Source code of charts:
_____

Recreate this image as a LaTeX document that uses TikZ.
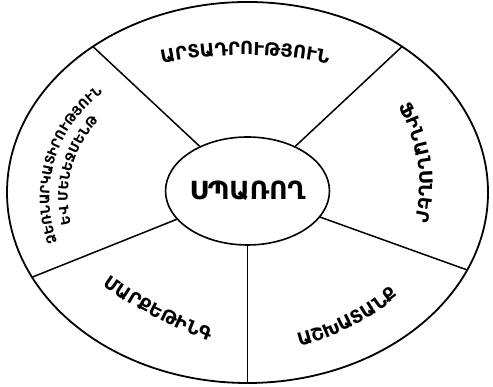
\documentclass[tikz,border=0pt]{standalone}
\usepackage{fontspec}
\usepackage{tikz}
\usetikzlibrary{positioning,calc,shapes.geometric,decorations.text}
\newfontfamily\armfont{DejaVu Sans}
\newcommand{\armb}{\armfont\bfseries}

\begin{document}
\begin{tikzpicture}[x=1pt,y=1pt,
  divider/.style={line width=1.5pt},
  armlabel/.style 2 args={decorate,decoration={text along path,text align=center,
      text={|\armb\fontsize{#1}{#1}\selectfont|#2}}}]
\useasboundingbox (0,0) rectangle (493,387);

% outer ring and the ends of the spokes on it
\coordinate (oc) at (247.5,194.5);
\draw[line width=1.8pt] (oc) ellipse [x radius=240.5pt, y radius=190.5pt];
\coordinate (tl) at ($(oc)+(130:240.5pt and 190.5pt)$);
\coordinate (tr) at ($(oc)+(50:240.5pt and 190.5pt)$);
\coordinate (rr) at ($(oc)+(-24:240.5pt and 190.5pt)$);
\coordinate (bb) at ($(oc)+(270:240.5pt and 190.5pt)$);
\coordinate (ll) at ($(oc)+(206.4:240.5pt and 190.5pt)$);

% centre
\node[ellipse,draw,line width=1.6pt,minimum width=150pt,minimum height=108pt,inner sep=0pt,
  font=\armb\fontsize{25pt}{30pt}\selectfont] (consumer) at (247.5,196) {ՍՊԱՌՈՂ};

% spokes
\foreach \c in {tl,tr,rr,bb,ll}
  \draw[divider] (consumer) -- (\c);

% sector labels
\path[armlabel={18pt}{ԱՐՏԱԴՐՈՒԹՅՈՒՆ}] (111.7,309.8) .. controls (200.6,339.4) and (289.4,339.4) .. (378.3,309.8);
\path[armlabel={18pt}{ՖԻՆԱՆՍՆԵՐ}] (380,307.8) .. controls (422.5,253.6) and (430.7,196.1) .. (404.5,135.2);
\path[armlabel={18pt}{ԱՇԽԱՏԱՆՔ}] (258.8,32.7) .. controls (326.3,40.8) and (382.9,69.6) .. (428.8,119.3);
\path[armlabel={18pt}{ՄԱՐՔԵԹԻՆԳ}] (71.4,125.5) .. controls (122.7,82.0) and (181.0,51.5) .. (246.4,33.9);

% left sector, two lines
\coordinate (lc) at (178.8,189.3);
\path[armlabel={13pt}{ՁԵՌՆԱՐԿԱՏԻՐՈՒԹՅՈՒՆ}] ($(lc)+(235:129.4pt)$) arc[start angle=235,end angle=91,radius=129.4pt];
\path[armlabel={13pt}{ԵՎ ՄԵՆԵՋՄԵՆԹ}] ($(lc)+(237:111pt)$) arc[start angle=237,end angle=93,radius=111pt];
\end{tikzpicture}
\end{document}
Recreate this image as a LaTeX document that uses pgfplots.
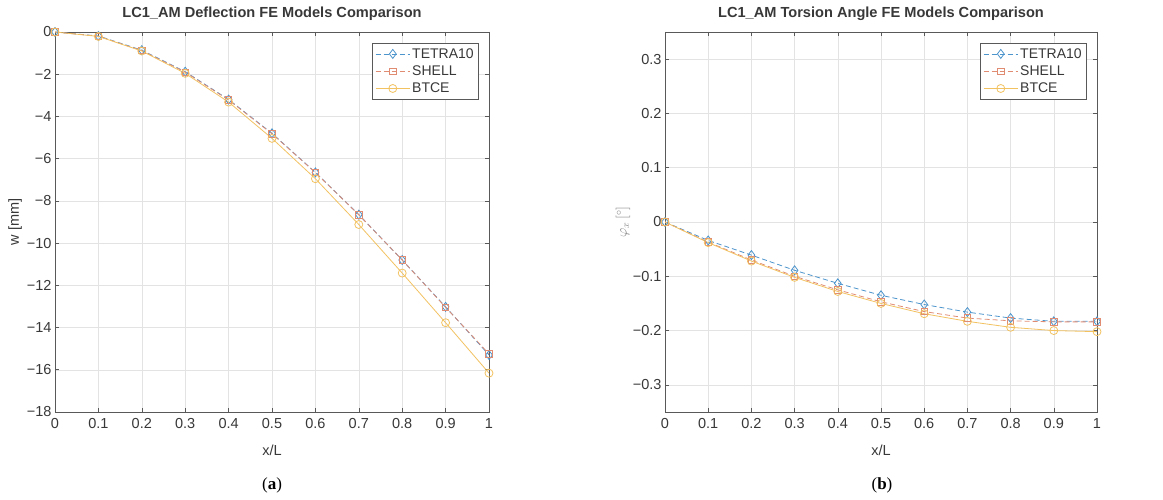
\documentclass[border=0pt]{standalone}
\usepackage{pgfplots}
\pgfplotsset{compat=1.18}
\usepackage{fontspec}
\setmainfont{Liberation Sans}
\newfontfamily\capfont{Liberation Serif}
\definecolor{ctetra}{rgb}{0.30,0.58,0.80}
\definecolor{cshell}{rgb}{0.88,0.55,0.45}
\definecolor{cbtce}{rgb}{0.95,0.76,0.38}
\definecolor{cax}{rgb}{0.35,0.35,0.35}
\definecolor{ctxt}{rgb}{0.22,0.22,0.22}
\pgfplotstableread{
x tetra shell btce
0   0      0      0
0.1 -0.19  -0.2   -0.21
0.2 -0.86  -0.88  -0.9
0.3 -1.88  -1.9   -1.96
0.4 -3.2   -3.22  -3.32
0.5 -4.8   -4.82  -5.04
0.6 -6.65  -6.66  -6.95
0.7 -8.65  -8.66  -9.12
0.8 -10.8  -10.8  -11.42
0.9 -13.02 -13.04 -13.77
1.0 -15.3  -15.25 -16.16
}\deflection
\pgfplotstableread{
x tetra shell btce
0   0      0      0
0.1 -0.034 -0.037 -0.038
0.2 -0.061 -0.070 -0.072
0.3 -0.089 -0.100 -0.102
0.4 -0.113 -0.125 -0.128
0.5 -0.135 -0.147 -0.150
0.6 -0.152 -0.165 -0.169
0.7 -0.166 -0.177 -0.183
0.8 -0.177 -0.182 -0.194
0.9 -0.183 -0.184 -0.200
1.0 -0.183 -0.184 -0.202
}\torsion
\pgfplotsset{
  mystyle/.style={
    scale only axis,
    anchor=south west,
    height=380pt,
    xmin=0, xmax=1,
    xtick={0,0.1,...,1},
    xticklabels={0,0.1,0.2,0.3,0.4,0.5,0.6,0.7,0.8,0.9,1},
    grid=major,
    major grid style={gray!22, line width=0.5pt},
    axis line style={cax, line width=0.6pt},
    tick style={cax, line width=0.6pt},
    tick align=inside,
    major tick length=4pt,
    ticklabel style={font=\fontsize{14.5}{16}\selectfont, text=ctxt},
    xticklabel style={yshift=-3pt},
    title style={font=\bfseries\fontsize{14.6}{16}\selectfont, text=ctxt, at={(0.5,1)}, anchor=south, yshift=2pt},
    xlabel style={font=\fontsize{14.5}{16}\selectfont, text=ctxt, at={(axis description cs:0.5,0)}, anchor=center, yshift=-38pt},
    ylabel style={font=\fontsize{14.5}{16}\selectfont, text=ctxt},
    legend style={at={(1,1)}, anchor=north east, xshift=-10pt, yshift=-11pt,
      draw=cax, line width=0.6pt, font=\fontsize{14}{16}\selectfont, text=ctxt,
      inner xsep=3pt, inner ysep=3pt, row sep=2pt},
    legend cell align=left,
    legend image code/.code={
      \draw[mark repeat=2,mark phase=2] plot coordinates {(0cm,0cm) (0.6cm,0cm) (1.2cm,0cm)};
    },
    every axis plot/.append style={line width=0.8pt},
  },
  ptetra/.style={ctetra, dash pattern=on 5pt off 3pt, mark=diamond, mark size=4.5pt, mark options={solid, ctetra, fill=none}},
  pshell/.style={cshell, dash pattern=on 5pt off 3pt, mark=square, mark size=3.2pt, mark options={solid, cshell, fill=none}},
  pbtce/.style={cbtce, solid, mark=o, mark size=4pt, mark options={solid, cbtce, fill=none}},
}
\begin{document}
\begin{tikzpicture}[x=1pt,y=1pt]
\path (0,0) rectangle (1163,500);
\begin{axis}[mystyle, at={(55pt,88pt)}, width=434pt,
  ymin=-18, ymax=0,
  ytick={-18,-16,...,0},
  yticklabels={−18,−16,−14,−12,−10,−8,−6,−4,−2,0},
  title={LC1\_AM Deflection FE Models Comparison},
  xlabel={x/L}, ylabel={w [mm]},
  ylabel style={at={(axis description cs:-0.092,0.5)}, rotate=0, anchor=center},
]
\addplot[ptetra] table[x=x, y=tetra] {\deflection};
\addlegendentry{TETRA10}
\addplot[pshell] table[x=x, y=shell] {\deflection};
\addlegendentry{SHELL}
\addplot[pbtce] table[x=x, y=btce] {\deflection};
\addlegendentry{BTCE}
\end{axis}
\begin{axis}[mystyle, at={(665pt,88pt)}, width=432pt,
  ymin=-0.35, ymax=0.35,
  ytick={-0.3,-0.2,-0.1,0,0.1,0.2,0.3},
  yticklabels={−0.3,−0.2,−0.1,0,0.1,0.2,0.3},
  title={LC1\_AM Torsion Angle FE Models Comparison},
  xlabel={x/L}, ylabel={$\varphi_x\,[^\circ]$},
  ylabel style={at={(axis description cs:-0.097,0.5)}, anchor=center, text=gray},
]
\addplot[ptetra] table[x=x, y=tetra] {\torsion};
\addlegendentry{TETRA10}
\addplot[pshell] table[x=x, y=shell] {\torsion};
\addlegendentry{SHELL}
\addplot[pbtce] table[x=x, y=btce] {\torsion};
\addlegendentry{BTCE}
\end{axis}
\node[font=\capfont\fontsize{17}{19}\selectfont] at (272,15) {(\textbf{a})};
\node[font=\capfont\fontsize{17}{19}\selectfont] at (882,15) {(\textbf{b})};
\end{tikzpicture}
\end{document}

_____

> Directions for this task: Repeat, with no pictures, each line from the beginning of the data through the line containing "($(oc)+(206.4:240.5pt and 190.5pt)$);", inclusive.

> In response:
Recreate this image as a LaTeX document that uses TikZ.
\documentclass[tikz,border=0pt]{standalone}
\usepackage{fontspec}
\usepackage{tikz}
\usetikzlibrary{positioning,calc,shapes.geometric,decorations.text}
\newfontfamily\armfont{DejaVu Sans}
\newcommand{\armb}{\armfont\bfseries}

\begin{document}
\begin{tikzpicture}[x=1pt,y=1pt,
  divider/.style={line width=1.5pt},
  armlabel/.style 2 args={decorate,decoration={text along path,text align=center,
      text={|\armb\fontsize{#1}{#1}\selectfont|#2}}}]
\useasboundingbox (0,0) rectangle (493,387);

% outer ring and the ends of the spokes on it
\coordinate (oc) at (247.5,194.5);
\draw[line width=1.8pt] (oc) ellipse [x radius=240.5pt, y radius=190.5pt];
\coordinate (tl) at ($(oc)+(130:240.5pt and 190.5pt)$);
\coordinate (tr) at ($(oc)+(50:240.5pt and 190.5pt)$);
\coordinate (rr) at ($(oc)+(-24:240.5pt and 190.5pt)$);
\coordinate (bb) at ($(oc)+(270:240.5pt and 190.5pt)$);
\coordinate (ll) at ($(oc)+(206.4:240.5pt and 190.5pt)$);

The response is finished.